A tale of two Range Rovers
1978 RANGE ROVERS
THERE WAS SOMETHING amiss with my Range Rovers, but I couldn’t understand what until I did some homework. With both the cars finally in Italy, I had the opportunity to look at them in a more relaxed and direct way. And the more I did so, the more I began to realise that the information I had about them – which indicated that one was built in 1979, the other in 1980 – was not correct.
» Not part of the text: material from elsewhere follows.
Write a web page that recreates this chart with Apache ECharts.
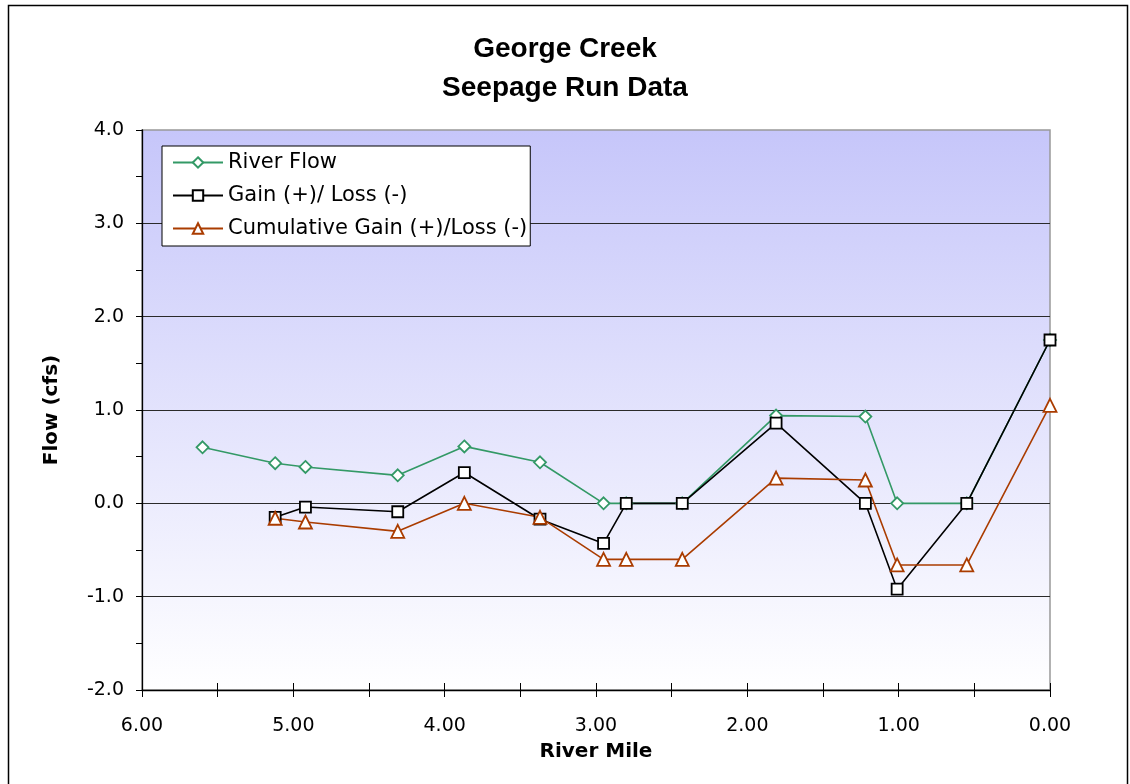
<!DOCTYPE html>
<html>
<head>
<meta charset="utf-8">
<script src="https://cdn.jsdelivr.net/npm/echarts@6/dist/echarts.min.js"></script>
<style>
  html, body { margin: 0; padding: 0; background: #fff; }
  #chart { width: 1130px; height: 784px; }
</style>
</head>
<body>
<div id="chart"></div>
<script>
// Seepage run measurements along George Creek (river mile, flow in cfs)
const riverMile  = [5.60, 5.12, 4.92, 4.31, 3.87, 3.37, 2.95, 2.80, 2.43, 1.81, 1.22, 1.01, 0.55, 0.00];
const riverFlow  = [0.60, 0.43, 0.39, 0.30, 0.61, 0.44, 0.00, 0.00, 0.00, 0.94, 0.93, 0.00, 0.00, 1.75];
const gainLoss   = [null, -0.15, -0.04, -0.09, 0.33, -0.17, -0.43, 0.00, 0.00, 0.86, 0.00, -0.92, 0.00, 1.75];
const cumulative = [null, -0.16, -0.20, -0.30, 0.00, -0.15, -0.60, -0.60, -0.60, 0.27, 0.25, -0.66, -0.66, 1.05];

const seriesNames = ['River Flow', 'Gain (+)/ Loss (-)', 'Cumulative Gain (+)/Loss (-)'];
// Axis ranges; ticks every half unit, labels on whole units
const xRange = { min: 0, max: 6, tickStep: 0.5 };
const yRange = { min: -2, max: 4, tickStep: 0.5 };

const toPairs = vals => riverMile.map((m, i) => vals[i] === null ? null : [m, vals[i]]).filter(p => p);
const isWhole = v => Math.abs(v - Math.round(v)) < 1e-6;

const FONT = 'DejaVu Sans';
const chart = echarts.init(document.getElementById('chart'), null, { renderer: 'canvas' });

function lineSeries(name, vals, color, symbol, size) {
  return {
    name: name,
    type: 'line',
    data: toPairs(vals),
    symbol: symbol,
    symbolSize: size,
    showAllSymbol: true,
    lineStyle: { color: color, width: 1.6 },
    itemStyle: { color: '#fff', borderColor: color, borderWidth: 1.8 },
    emphasis: { disabled: true },
    animation: false
  };
}

const xBase = {
  type: 'value',
  min: xRange.min,
  max: xRange.max,
  interval: xRange.tickStep,
  inverse: true,
  position: 'bottom',
  splitLine: { show: false }
};

// Horizontal gridlines only on whole values; the top edge stays grey
const yCount = Math.round((yRange.max - yRange.min) / yRange.tickStep) + 1;
const gridColors = [];
for (let i = 0; i < yCount; i++) {
  const v = yRange.min + i * yRange.tickStep;
  gridColors.push(i === 0 || i === yCount - 1 || !isWhole(v) ? 'rgba(0,0,0,0)' : '#2a2a2a');
}

chart.setOption({
  animation: false,
  backgroundColor: '#fff',
  title: {
    text: 'George Creek\nSeepage Run Data',
    left: 'center',
    top: 25,
    textStyle: { fontFamily: 'Liberation Sans', fontWeight: 'bold', fontSize: 28, lineHeight: 39, color: '#000' }
  },
  graphic: [{
    type: 'rect',
    silent: true,
    shape: { x: 8.5, y: 5.5, width: 1119, height: 800 },
    style: { fill: 'none', stroke: '#000', lineWidth: 1.5 },
    z: 100
  }],
  legend: {
    orient: 'vertical',
    left: 162,
    top: 146,
    padding: [5, 3, 6, 10],
    itemGap: 10,
    itemWidth: 50,
    itemHeight: 13,
    backgroundColor: '#fff',
    borderColor: '#000',
    borderWidth: 1,
    textStyle: { fontFamily: FONT, fontSize: 21, lineHeight: 23, color: '#000' },
    data: seriesNames
  },
  grid: {
    left: 142, top: 130, right: 80, bottom: 94,
    show: true,
    borderColor: '#999',
    borderWidth: 1.5,
    backgroundColor: new echarts.graphic.LinearGradient(0, 0, 0, 1, [
      { offset: 0, color: '#c6c6fa' },
      { offset: 1, color: '#ffffff' }
    ])
  },
  xAxis: [
    Object.assign({}, xBase, {
      axisLine: { show: true, onZero: false, lineStyle: { color: '#000', width: 1.3 } },
      axisTick: { show: true, length: 7, lineStyle: { color: '#000' } },
      axisLabel: { formatter: v => isWhole(v) ? v.toFixed(2) : '', margin: 27, fontFamily: FONT, fontSize: 19, color: '#000' },
      name: 'River Mile', nameLocation: 'middle', nameGap: 52,
      nameTextStyle: { fontFamily: FONT, fontWeight: 'bold', fontSize: 20, color: '#000' }
    }),
    Object.assign({}, xBase, {
      axisLine: { show: false, onZero: false },
      axisTick: { show: true, inside: true, length: 7, lineStyle: { color: '#000' } },
      axisLabel: { show: false }
    })
  ],
  yAxis: {
    type: 'value',
    min: yRange.min, max: yRange.max, interval: yRange.tickStep,
    axisLine: { show: true, onZero: false, lineStyle: { color: '#000', width: 1.3 } },
    axisTick: { show: true, length: 6, lineStyle: { color: '#000' } },
    axisLabel: { formatter: v => isWhole(v) ? v.toFixed(1) : '', margin: 18, fontFamily: FONT, fontSize: 19, color: '#000' },
    splitLine: { show: true, lineStyle: { color: gridColors, width: 1 } },
    name: 'Flow (cfs)', nameLocation: 'middle', nameGap: 80,
    nameTextStyle: { fontFamily: FONT, fontWeight: 'bold', fontSize: 20, color: '#000' }
  },
  series: [
    lineSeries(seriesNames[0], riverFlow, '#339966', 'diamond', 12),
    lineSeries(seriesNames[1], gainLoss, '#000000', 'rect', 11),
    lineSeries(seriesNames[2], cumulative, '#aa3c00', 'triangle', 13)
  ]
});
</script>
</body>
</html>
The one I was given (the ‘Italian’ car), described as a 1980 model, had an English V5 registration document linked to its Q-prefix numberplate, which was issued in 1997, when the car was re-imported into the UK. It states that the year of manufacture is unknown, but the ‘suffix F’ chassis number is correctly recorded. The other was bought in the Netherlands as a ‘suffix F’ car in 1979, yet I couldn’t spot any of the supposed differences between the model years.
That’s when I sought help from the British Motor Museum at Gaydon. For £42 they sent me two Heritage Certificates: one for each car. And I was amazed by what they revealed. Not only were both cars built in 1978, they were only three months apart, one having left the factory on 11 February, the other on 13 May. The first was dispatched to British Leyland Italy on 20 February (my birthday), while the Dutch example was a left-hand-drive home market car, originally sent to UAC Motors of London, though not until October, five months after it was built.
In the meantime, I got lucky. When I went to see the ‘Italian’ car, I spotted something under a seat: a green plastic envelope, from an insurance office in Genoa, full of paper, MoTs and insurance renewals from its days in England, from 1997 to 2013. In one of these documents was the Italian numberplate too. Using that as my starting point, I’m now looking in the Italian DMV to try to track the early history of the car.
Unfortunately I can’t find what exactly defines ‘LHD Home Market’ specification, and the internet doesn’t provide any clues about UAC Motors. Can any Octane readers help?